At their Tuesday morning meeting at Los Angeles City Hall, the council members voted 14-0 on a motion that would prepare an application to include the site on the city’s list of historic and cultural monuments. The city’s planning department will prepare the application and submit it to the city’s Cultural Heritage Commission for review. Upon review, the commission will report its findings to the city council.
“We have a lot of data to collect and a lot of information to get so that the report will go through with flying colors,” said Sunland-Tujunga Neighborhood Council President Mark Seigel. “We feel that there are enough facts so that it will be designated in the future.”
Tuesday’s vote marks the start of another chapter in the battle to preserve the site that, beginning in the 1940s, was used as a detention camp for American citizens of Japanese descent. It was one of two in Los Angeles, and opened shortly after the Japanese attacks on Pearl Harbor. Stakeholders also wish to preserve the open space and ecological resource provided by the Verdugo Hills Golf Course that today sits on the site.
“We should not believe this is the final vote in the process,” said Los Angeles City Councilman Richard Alarcón, who authored the motion. “The developer is still moving forward with an environmental impact report to demolish the entire site and build housing. I’m sure they’re going to be even more aggressive. This is something the community has to continue to be vigilant in.”
Fred Gaines, attorney for Snowball West Investments Inc., said Tuesday’s unanimous vote is another roadblock for his client’s efforts to develop the site and build 224 single-family homes. Snowball West, Gaines said, is fully aware of the site’s historical significance.
“This issue of the historic nature of the site has been fully analyzed in the environmental impact report,” Gaines said. “It already sets forth what the appropriate mitigations would be.”
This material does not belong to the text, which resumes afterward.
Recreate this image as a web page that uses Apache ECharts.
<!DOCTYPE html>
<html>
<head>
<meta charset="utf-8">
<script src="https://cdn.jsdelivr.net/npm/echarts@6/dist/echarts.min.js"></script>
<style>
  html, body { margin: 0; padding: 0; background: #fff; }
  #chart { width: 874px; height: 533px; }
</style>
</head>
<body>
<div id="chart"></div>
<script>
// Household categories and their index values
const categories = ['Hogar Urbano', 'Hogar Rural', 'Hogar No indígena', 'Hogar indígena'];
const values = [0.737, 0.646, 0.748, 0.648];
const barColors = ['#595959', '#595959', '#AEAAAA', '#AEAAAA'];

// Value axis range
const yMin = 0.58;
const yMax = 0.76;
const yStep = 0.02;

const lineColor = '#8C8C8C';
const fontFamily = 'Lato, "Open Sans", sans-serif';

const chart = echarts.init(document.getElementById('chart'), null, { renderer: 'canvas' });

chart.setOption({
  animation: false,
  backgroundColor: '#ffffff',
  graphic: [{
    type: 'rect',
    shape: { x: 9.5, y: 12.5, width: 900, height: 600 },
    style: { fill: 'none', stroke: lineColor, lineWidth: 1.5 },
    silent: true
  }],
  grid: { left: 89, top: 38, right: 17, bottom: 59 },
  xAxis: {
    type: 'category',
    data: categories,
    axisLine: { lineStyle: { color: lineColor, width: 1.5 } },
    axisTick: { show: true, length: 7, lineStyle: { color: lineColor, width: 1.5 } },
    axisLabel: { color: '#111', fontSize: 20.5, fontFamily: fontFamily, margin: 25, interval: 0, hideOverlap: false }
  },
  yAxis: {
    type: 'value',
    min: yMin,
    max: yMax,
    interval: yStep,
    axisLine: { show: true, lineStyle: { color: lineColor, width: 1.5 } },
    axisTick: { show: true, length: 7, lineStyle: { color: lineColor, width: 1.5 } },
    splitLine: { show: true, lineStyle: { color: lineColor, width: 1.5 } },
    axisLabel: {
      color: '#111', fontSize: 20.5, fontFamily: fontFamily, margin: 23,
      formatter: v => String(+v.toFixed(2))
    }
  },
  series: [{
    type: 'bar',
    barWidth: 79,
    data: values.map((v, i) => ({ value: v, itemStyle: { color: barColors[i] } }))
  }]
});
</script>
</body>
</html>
Snowball West will take steps to minimize the impact of development, according to the draft environmental impact report’s cultural resource analysis conducted in October 2005. This would include erecting signage and plaques that would identify the area as a historic site. To preserve the site’s open space, Gaines said, a meditative garden will be constructed on the site’s west end, an area that was not graded when the golf course was built.
“The mitigations that he [Gaines] speaks of are related to a state designation for the heritage site,” said Alarcón.
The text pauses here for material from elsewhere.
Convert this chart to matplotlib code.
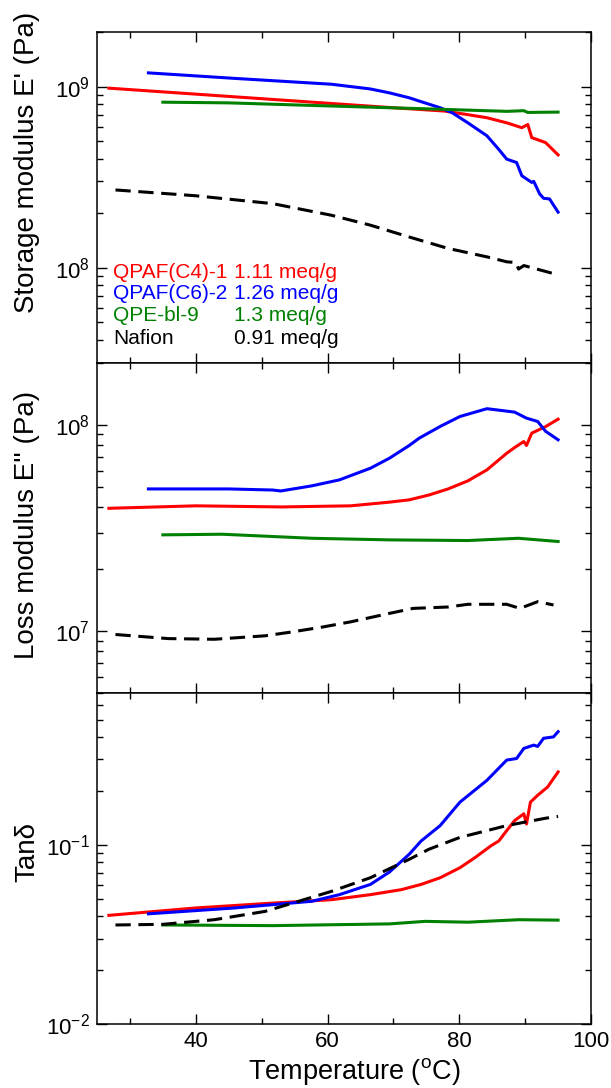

Tuesday’s vote, Gaines said, is part of a long process “in an attempt to cost us money and take time in hopes that it advances their opposition to the project.”
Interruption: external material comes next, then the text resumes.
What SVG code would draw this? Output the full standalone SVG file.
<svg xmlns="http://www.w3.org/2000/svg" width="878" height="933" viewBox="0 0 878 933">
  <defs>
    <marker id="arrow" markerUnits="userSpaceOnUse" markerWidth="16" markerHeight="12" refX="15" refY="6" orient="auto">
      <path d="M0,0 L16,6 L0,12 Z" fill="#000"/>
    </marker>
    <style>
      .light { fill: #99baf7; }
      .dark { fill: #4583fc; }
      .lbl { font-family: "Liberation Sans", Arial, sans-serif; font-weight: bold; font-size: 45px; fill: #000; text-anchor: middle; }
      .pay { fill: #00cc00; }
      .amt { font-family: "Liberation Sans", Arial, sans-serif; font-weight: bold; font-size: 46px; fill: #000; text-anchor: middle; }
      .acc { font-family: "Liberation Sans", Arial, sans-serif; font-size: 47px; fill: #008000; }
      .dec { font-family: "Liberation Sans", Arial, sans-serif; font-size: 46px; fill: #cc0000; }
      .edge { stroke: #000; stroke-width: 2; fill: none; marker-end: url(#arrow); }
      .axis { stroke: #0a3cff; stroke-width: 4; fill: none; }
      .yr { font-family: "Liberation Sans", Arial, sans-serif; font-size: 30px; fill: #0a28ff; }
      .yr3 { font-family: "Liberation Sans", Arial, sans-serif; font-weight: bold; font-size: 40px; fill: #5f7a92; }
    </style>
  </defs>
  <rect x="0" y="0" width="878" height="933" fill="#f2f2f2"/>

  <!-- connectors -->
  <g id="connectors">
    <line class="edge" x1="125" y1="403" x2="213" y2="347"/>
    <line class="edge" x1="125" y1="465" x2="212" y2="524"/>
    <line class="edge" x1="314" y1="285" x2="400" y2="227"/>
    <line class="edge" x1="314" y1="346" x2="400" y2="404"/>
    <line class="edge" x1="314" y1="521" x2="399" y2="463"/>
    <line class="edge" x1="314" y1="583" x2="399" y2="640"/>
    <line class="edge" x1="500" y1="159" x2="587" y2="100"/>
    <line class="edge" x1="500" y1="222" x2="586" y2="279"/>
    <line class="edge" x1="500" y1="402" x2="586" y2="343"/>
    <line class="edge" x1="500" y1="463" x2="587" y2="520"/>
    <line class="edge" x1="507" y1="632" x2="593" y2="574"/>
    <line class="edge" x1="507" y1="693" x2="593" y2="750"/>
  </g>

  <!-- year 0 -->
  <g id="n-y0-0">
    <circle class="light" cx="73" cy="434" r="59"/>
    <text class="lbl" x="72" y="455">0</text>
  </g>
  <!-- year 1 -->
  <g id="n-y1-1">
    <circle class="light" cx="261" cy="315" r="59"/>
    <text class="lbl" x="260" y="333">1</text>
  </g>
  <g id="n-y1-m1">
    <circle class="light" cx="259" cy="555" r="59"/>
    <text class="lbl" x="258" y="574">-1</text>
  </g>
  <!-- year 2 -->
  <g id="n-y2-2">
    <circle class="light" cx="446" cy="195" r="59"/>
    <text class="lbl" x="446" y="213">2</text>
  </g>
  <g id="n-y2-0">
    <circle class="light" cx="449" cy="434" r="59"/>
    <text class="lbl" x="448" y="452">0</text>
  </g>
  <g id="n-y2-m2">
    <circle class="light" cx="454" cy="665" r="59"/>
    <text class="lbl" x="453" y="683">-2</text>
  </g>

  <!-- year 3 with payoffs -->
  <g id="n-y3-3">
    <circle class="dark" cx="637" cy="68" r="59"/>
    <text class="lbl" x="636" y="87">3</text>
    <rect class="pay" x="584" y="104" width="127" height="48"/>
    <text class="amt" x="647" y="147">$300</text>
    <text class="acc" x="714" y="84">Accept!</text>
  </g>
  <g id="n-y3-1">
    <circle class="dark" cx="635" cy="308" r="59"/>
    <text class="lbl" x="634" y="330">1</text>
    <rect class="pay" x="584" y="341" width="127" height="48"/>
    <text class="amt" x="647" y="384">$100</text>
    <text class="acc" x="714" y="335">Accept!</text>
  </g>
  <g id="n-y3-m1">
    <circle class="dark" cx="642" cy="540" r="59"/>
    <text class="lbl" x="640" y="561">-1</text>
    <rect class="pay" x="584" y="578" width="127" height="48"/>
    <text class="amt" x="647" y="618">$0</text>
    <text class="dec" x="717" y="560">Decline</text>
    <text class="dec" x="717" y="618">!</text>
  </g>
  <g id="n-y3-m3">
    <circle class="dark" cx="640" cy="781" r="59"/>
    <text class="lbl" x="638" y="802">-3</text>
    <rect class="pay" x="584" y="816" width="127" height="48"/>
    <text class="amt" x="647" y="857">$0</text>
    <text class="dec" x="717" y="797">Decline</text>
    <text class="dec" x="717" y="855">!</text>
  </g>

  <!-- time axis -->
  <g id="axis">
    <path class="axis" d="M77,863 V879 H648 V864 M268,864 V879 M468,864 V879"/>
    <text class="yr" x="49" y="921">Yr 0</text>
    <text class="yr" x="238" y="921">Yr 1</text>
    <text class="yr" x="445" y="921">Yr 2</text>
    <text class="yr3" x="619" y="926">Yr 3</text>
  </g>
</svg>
“If they designate the site, that means that, in order to develop that area, you have to do an environmental impact report. We’ve already done an environmental impact report,” said Gaines. “This makes us go through several hoops. We go through several hoops and we get to the same place.”
Currently, a draft environmental impact report is under review. Once finished, the final report will be opened for public review and comment, according to a letter from Gaines to council members.
Gaines was called out by Alarcón after the lawyer failed to describe it as a draft during the public comment portion of the vote.
“The developer is obviously going to have issues, as he did today,” said candidate for city council District 7 Krystee Clark. “He’s interested enough in trying to develop that area, which it should not be.”
The Verdugo Hills Golf Course sits on the eastern fringes of District 7, about a half mile from the Tujunga-La Crescenta border.
Calling it “absolutely outrageous” and a “denial of due process,” Gaines went on to say during public comments that his client was not aware the motion would be voted on by the council Tuesday; thus, his client was unable to prepare fully ahead of time. His office, Gaines said, also was not aware that the city’s Planning and Land Use Management Committee had considered the motion during its Jan. 29 meeting.
“The developer has never approached me to tell me what he plans to do with the site,” Alarcón shot back. “So I think it’s disingenuous for them to say that I’m not going to them when they haven’t come to me to tell me what their plans are.”